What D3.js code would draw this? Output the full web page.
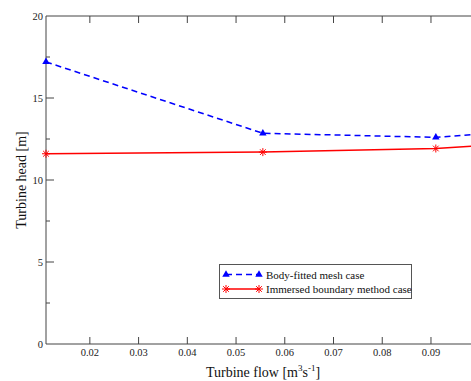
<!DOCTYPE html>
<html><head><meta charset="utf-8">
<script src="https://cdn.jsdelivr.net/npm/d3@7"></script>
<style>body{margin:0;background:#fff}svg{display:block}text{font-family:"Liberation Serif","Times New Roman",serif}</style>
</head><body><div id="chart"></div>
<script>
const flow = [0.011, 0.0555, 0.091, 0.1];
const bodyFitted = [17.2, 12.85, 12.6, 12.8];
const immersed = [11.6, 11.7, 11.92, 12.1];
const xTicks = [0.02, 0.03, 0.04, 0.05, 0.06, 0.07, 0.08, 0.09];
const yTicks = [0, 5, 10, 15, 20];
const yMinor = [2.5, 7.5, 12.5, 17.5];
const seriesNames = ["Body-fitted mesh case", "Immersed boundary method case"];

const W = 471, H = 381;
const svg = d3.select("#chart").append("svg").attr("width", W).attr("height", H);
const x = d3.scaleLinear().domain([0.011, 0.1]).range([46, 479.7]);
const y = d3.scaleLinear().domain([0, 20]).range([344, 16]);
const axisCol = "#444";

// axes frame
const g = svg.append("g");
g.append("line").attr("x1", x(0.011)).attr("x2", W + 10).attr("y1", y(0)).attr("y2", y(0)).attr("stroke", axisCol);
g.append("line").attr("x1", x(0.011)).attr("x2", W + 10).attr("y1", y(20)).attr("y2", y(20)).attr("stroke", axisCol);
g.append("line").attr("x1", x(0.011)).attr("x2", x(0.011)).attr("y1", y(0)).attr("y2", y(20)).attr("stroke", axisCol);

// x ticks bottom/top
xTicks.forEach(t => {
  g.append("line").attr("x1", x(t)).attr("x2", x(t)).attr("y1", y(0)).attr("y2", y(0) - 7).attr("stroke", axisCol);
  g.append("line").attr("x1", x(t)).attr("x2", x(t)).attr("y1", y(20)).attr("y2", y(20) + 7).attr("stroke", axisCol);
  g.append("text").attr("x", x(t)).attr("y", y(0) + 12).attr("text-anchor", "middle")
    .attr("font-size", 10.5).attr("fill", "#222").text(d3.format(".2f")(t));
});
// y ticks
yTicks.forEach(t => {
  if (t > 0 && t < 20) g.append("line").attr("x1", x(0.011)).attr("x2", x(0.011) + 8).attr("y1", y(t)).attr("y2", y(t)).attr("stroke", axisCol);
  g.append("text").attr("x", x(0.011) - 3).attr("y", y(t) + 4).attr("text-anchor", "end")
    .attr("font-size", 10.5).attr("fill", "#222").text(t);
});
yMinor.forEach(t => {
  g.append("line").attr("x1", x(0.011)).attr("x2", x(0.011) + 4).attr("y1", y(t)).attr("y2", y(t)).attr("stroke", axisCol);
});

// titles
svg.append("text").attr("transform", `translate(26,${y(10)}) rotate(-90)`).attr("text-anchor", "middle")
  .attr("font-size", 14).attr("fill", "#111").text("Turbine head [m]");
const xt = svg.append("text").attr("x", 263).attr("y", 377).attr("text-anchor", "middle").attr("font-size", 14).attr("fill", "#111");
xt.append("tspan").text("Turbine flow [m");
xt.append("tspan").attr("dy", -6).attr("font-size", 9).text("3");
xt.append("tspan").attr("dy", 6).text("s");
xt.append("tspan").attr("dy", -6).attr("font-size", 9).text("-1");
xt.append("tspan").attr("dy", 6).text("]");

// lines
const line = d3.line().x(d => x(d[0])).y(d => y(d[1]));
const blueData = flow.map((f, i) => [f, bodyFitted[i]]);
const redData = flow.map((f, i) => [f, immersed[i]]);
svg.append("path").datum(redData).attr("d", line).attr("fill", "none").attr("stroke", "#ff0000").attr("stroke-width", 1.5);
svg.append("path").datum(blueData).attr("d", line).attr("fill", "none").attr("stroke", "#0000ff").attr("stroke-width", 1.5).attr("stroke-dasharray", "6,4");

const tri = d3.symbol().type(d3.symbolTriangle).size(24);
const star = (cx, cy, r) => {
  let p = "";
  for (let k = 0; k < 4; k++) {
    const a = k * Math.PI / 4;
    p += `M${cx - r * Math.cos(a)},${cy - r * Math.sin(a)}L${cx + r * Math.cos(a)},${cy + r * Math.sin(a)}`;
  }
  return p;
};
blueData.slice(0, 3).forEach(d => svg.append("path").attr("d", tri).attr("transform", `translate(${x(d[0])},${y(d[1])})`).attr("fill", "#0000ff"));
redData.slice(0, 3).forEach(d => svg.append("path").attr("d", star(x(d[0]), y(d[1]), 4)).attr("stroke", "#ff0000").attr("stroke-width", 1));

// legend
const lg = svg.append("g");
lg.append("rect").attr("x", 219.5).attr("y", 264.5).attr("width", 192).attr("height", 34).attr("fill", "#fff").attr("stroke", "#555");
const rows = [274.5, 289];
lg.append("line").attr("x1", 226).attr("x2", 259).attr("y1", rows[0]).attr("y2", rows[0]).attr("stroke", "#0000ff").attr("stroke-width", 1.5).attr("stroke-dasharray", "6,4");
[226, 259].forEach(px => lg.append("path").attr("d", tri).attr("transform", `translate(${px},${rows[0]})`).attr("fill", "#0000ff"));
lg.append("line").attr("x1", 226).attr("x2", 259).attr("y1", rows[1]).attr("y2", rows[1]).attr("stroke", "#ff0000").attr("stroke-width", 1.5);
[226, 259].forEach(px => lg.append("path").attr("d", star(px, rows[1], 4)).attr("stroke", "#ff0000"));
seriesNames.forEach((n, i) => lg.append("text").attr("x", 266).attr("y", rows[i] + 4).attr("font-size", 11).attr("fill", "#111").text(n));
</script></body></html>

* * *

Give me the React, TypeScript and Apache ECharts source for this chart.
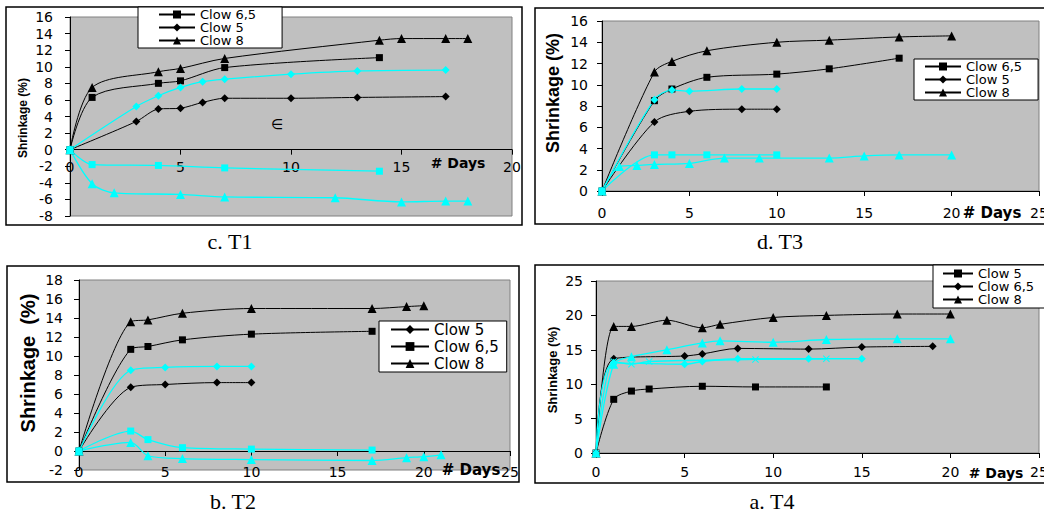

What to do » Look for the word "this" in every line of the listing and copy the lines that have it.

Reply »
What D3.js code would draw this? Output the full web page.
Give me the React, TypeScript and Apache ECharts source for this chart.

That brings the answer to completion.